--- To be done ---
Print the material below exactly as it stands, please, from its first line to the line holding "const win_width = 1249, win_height = 581;", with no pictures.

--- Dataset excerpt ---
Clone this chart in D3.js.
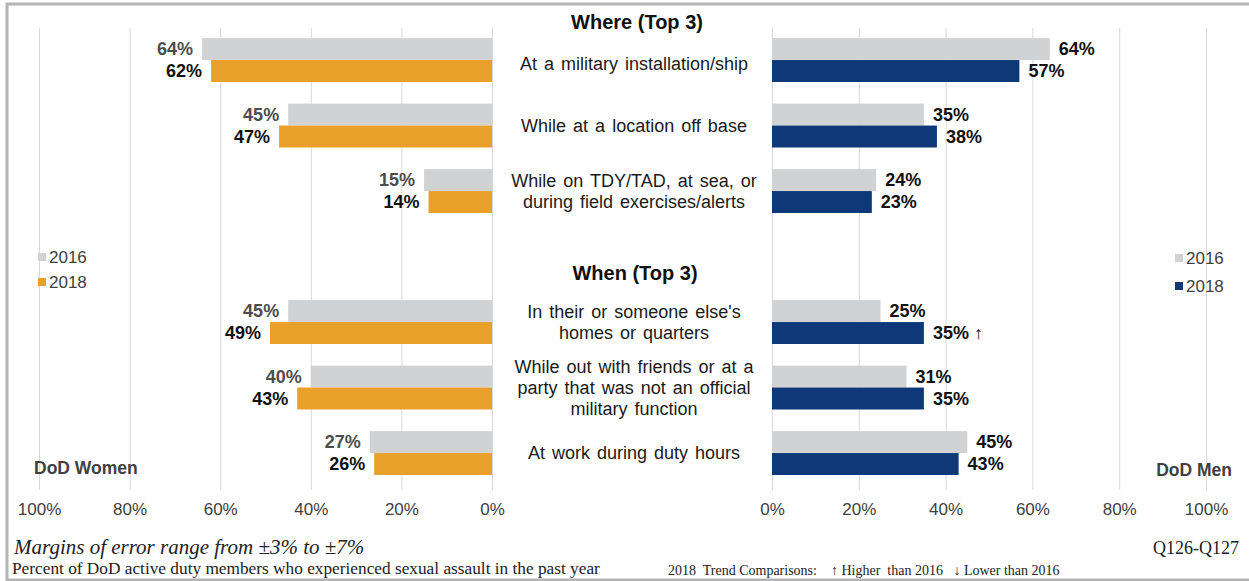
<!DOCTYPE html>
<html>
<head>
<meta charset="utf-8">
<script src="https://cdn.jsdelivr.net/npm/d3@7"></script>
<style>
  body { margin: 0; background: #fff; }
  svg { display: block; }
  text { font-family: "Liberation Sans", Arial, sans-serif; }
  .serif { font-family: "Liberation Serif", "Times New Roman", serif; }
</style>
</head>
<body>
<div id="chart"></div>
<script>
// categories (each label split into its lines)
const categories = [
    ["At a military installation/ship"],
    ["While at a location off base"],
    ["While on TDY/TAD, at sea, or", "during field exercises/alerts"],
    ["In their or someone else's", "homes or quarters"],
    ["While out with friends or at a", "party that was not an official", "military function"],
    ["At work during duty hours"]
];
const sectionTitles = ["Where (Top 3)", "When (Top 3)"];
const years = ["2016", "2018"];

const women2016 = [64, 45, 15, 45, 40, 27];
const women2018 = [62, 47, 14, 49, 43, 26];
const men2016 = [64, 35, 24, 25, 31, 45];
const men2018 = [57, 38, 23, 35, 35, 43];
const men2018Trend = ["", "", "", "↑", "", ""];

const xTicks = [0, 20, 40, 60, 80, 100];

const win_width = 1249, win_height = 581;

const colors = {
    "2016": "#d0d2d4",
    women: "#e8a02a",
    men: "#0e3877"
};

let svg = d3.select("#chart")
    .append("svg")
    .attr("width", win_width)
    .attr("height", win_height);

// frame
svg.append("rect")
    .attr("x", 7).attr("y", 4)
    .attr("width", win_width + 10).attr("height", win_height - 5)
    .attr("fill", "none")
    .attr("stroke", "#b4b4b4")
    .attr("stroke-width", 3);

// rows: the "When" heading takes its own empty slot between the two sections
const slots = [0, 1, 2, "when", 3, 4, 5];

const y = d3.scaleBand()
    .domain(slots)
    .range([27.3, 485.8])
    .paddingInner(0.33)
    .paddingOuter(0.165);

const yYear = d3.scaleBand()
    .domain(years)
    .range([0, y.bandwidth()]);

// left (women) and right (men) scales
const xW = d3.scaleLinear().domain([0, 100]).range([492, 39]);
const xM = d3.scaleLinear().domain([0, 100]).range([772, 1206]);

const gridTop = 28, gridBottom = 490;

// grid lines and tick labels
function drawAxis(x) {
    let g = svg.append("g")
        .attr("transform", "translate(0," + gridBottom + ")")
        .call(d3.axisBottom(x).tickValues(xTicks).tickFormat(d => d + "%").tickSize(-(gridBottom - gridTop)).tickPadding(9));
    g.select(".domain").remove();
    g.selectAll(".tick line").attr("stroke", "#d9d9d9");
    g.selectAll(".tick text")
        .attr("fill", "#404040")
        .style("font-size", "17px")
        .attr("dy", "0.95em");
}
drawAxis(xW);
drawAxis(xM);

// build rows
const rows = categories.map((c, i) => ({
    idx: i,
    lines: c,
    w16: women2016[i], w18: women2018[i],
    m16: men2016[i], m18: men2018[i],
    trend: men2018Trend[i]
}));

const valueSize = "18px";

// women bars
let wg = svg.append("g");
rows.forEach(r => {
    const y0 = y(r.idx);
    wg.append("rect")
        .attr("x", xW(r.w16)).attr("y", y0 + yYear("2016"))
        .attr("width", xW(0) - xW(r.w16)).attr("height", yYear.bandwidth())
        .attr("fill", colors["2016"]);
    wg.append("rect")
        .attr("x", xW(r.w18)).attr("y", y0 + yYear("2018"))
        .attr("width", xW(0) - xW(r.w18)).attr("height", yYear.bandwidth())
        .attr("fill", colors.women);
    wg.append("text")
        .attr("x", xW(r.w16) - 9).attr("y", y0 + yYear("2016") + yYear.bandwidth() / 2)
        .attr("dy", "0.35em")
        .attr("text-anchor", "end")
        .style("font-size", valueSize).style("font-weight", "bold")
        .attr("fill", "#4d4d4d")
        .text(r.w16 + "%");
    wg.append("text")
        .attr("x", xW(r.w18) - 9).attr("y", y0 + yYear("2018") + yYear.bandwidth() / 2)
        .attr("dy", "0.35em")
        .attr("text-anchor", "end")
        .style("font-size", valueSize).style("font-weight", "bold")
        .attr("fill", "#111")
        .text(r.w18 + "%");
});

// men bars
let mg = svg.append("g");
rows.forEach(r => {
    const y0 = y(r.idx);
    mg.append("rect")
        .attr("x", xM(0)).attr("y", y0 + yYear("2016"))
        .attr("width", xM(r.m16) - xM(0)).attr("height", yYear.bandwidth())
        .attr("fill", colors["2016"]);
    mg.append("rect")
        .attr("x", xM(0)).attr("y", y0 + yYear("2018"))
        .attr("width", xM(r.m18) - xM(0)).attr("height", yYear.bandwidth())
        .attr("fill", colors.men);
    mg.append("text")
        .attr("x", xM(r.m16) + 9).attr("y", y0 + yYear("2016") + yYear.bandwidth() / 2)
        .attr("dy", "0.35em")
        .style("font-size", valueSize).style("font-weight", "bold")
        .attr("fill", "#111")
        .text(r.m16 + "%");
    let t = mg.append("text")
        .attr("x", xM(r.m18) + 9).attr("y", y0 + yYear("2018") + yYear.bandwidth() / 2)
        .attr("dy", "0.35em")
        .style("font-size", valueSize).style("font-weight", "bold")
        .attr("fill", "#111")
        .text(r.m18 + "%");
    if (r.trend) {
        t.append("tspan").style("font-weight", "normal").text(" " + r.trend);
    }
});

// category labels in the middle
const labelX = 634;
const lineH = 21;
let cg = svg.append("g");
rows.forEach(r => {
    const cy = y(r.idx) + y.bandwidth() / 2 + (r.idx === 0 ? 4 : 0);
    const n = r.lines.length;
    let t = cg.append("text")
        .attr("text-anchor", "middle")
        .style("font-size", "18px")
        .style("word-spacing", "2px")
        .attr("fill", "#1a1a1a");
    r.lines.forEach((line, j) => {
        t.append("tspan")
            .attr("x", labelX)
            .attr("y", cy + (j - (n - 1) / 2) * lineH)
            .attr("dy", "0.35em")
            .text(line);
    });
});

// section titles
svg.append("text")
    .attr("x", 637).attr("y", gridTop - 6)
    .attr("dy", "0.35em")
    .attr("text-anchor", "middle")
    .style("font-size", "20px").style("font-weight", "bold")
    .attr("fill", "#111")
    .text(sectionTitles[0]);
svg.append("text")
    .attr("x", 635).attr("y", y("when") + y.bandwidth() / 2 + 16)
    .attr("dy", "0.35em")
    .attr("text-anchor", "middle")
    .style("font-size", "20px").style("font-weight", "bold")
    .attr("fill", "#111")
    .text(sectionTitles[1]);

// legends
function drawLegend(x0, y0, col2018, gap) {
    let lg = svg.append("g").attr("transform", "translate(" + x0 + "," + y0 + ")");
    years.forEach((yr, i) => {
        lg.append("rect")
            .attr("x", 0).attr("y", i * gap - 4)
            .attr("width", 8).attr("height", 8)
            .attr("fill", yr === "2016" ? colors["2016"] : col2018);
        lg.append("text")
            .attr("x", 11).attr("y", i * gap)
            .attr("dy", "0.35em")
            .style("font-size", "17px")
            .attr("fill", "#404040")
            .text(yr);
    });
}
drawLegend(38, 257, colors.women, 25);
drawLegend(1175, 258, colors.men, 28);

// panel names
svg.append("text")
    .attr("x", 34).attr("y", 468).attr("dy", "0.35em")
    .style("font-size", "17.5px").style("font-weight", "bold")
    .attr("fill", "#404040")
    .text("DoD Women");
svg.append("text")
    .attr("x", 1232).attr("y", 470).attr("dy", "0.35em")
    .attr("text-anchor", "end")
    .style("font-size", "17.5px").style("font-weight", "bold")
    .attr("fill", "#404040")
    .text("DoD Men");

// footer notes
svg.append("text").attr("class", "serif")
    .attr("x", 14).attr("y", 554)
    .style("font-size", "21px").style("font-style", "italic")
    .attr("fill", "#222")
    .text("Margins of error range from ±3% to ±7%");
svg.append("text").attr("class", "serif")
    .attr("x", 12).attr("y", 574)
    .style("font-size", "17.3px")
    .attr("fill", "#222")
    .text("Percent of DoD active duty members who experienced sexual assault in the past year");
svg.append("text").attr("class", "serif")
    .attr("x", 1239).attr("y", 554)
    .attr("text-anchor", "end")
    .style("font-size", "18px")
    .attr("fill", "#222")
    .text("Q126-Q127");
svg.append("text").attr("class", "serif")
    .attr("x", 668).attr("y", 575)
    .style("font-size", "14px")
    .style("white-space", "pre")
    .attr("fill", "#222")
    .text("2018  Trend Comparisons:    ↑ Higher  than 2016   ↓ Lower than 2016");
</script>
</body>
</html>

--- Exercise output ---
Clone this chart in D3.js.
<!DOCTYPE html>
<html>
<head>
<meta charset="utf-8">
<script src="https://cdn.jsdelivr.net/npm/d3@7"></script>
<style>
  body { margin: 0; background: #fff; }
  svg { display: block; }
  text { font-family: "Liberation Sans", Arial, sans-serif; }
  .serif { font-family: "Liberation Serif", "Times New Roman", serif; }
</style>
</head>
<body>
<div id="chart"></div>
<script>
// categories (each label split into its lines)
const categories = [
    ["At a military installation/ship"],
    ["While at a location off base"],
    ["While on TDY/TAD, at sea, or", "during field exercises/alerts"],
    ["In their or someone else's", "homes or quarters"],
    ["While out with friends or at a", "party that was not an official", "military function"],
    ["At work during duty hours"]
];
const sectionTitles = ["Where (Top 3)", "When (Top 3)"];
const years = ["2016", "2018"];

const women2016 = [64, 45, 15, 45, 40, 27];
const women2018 = [62, 47, 14, 49, 43, 26];
const men2016 = [64, 35, 24, 25, 31, 45];
const men2018 = [57, 38, 23, 35, 35, 43];
const men2018Trend = ["", "", "", "↑", "", ""];

const xTicks = [0, 20, 40, 60, 80, 100];

const win_width = 1249, win_height = 581;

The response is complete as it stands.